What is required
Only the lines from the start of the data through the line with "import plotly.graph_objects as go" belong in the copy. Restate them word for word, minus the pictures.

##### Material provided

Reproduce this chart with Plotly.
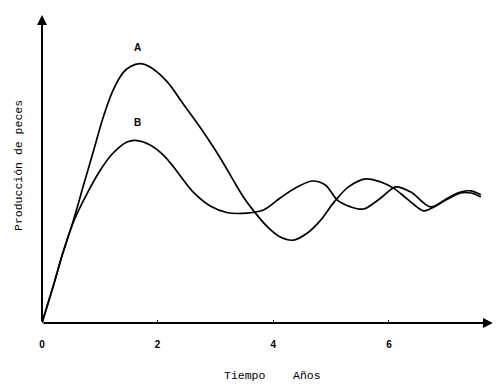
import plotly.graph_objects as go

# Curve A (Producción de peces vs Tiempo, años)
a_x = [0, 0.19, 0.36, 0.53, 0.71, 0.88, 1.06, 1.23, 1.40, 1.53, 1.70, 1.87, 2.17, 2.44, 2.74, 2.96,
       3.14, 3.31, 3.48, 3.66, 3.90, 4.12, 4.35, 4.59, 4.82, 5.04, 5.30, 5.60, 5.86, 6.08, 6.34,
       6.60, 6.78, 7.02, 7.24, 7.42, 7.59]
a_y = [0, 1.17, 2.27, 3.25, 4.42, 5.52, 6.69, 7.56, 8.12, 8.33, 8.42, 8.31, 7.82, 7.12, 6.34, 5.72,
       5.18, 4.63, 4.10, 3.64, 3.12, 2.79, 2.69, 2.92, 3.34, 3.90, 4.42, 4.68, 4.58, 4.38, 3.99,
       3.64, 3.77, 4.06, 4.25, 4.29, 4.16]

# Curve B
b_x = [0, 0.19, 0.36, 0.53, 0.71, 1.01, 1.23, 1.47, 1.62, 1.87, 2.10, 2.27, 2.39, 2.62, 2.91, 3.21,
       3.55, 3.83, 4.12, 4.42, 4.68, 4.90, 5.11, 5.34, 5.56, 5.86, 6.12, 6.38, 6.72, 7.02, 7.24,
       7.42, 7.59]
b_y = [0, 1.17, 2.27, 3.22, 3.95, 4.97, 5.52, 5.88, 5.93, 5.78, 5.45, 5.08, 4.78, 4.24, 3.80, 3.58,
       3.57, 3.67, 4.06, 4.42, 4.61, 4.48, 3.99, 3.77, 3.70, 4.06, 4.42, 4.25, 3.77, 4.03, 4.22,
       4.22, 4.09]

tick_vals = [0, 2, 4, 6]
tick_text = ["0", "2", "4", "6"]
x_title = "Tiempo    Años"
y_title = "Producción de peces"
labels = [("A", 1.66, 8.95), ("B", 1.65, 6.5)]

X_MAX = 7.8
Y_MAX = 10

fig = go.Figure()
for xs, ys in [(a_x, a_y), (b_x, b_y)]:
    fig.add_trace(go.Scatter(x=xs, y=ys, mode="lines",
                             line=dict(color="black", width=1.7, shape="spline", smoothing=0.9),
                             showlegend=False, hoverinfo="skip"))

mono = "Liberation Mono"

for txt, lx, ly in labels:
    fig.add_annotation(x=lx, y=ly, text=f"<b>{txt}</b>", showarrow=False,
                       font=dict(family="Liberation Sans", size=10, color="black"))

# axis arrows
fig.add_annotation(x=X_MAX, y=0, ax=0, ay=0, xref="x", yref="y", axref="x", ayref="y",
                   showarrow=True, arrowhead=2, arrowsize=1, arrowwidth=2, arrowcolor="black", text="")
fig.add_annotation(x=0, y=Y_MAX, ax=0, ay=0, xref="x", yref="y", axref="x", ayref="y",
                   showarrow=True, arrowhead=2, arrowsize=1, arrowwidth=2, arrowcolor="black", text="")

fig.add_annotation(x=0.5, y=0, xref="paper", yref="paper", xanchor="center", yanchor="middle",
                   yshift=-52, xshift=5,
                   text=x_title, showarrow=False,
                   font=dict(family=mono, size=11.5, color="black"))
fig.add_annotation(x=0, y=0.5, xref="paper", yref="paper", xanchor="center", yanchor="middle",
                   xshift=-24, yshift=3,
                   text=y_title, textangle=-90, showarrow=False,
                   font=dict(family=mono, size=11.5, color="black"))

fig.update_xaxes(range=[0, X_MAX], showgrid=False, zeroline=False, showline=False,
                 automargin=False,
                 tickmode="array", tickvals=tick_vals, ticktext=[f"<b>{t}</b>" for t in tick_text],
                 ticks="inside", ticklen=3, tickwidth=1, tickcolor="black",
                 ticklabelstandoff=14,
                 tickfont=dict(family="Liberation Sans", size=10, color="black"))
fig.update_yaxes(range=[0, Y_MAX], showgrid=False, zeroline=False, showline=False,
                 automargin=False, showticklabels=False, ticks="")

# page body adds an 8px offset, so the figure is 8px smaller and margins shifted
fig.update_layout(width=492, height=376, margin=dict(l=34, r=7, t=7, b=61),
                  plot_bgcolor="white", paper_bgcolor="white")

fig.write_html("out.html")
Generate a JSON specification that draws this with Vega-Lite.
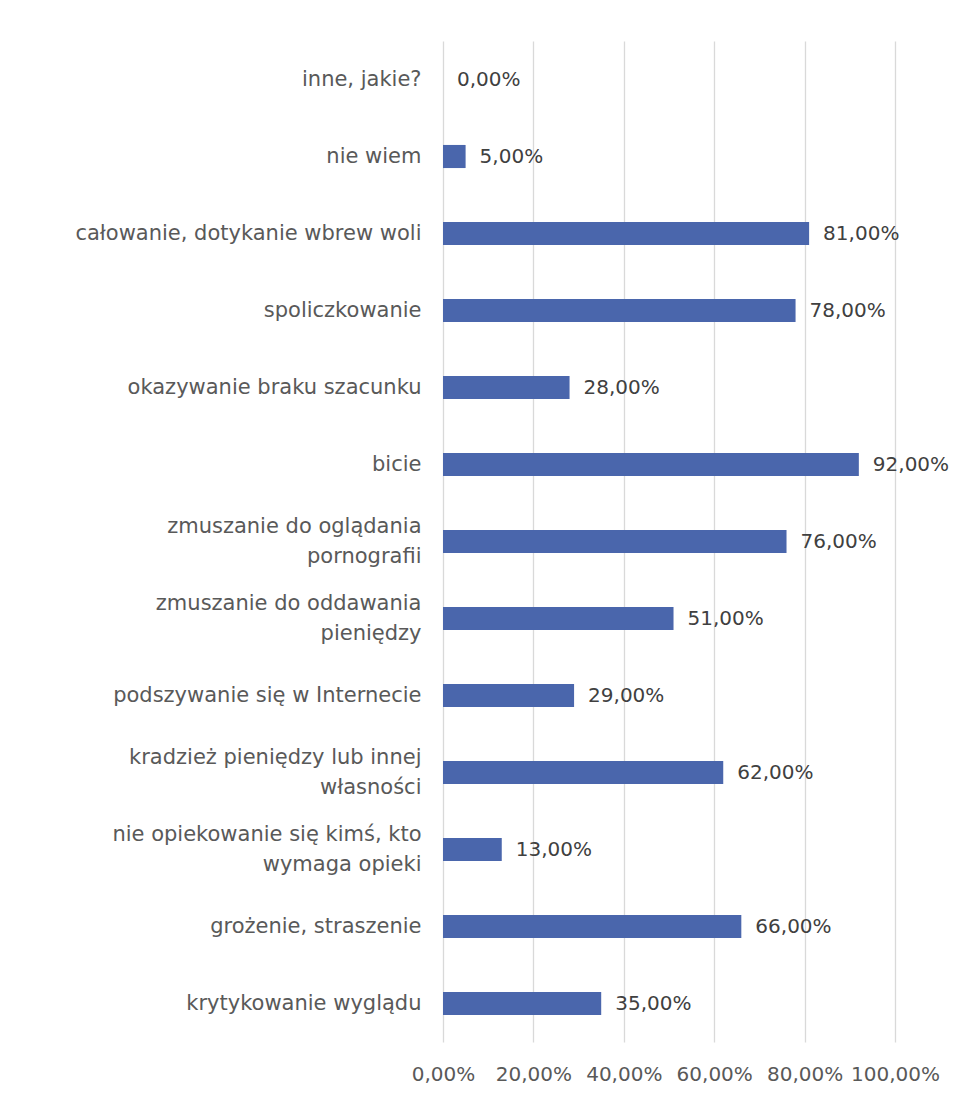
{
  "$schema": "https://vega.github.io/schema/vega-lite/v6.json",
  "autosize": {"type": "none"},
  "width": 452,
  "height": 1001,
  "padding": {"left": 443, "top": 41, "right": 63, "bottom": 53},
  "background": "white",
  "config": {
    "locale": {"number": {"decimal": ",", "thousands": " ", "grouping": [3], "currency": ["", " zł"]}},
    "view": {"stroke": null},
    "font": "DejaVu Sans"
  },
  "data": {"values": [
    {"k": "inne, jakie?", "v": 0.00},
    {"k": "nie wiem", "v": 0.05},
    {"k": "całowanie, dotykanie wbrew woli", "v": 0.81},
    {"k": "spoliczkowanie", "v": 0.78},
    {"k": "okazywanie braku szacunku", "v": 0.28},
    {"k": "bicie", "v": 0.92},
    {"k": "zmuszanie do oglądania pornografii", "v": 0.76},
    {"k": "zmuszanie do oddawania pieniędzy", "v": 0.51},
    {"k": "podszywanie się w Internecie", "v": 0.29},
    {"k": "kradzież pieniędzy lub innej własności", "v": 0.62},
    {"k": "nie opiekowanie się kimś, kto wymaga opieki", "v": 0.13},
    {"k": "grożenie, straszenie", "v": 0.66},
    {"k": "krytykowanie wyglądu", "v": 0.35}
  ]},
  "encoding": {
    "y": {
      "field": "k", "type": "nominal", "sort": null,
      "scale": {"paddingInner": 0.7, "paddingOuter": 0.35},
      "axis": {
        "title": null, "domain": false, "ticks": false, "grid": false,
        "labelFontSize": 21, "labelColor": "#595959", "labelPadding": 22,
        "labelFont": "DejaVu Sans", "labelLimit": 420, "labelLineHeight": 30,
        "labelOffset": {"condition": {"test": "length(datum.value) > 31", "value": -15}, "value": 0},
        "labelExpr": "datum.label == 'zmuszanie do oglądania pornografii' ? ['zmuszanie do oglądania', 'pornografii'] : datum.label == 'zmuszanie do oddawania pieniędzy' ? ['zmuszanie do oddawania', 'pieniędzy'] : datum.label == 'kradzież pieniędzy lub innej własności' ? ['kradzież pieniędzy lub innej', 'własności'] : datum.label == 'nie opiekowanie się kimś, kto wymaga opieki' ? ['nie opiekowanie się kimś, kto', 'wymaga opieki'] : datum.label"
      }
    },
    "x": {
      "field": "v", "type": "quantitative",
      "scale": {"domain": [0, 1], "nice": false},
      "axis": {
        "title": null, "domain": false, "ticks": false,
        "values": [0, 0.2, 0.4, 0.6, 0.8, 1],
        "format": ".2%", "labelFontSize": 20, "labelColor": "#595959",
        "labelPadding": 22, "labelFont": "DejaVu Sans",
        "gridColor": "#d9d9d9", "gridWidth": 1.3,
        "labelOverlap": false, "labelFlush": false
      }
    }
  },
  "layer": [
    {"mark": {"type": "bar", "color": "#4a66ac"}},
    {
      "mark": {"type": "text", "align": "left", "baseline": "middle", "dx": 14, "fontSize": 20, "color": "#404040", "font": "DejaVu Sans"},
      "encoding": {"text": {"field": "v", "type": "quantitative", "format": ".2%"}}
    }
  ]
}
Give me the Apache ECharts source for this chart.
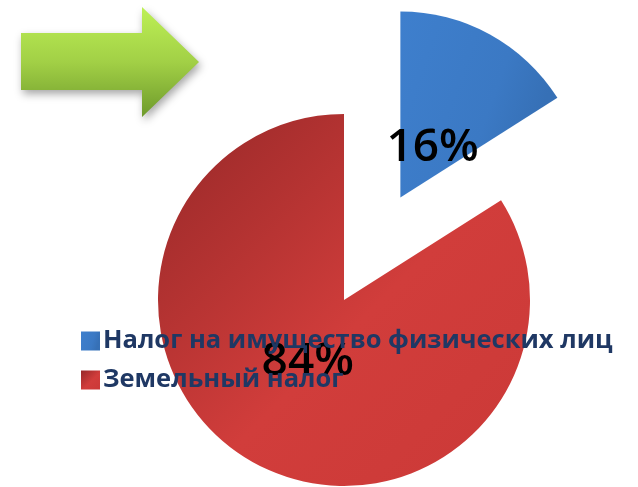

##########

Exercise output
Reproduce this chart with Plotly.
import plotly.graph_objects as go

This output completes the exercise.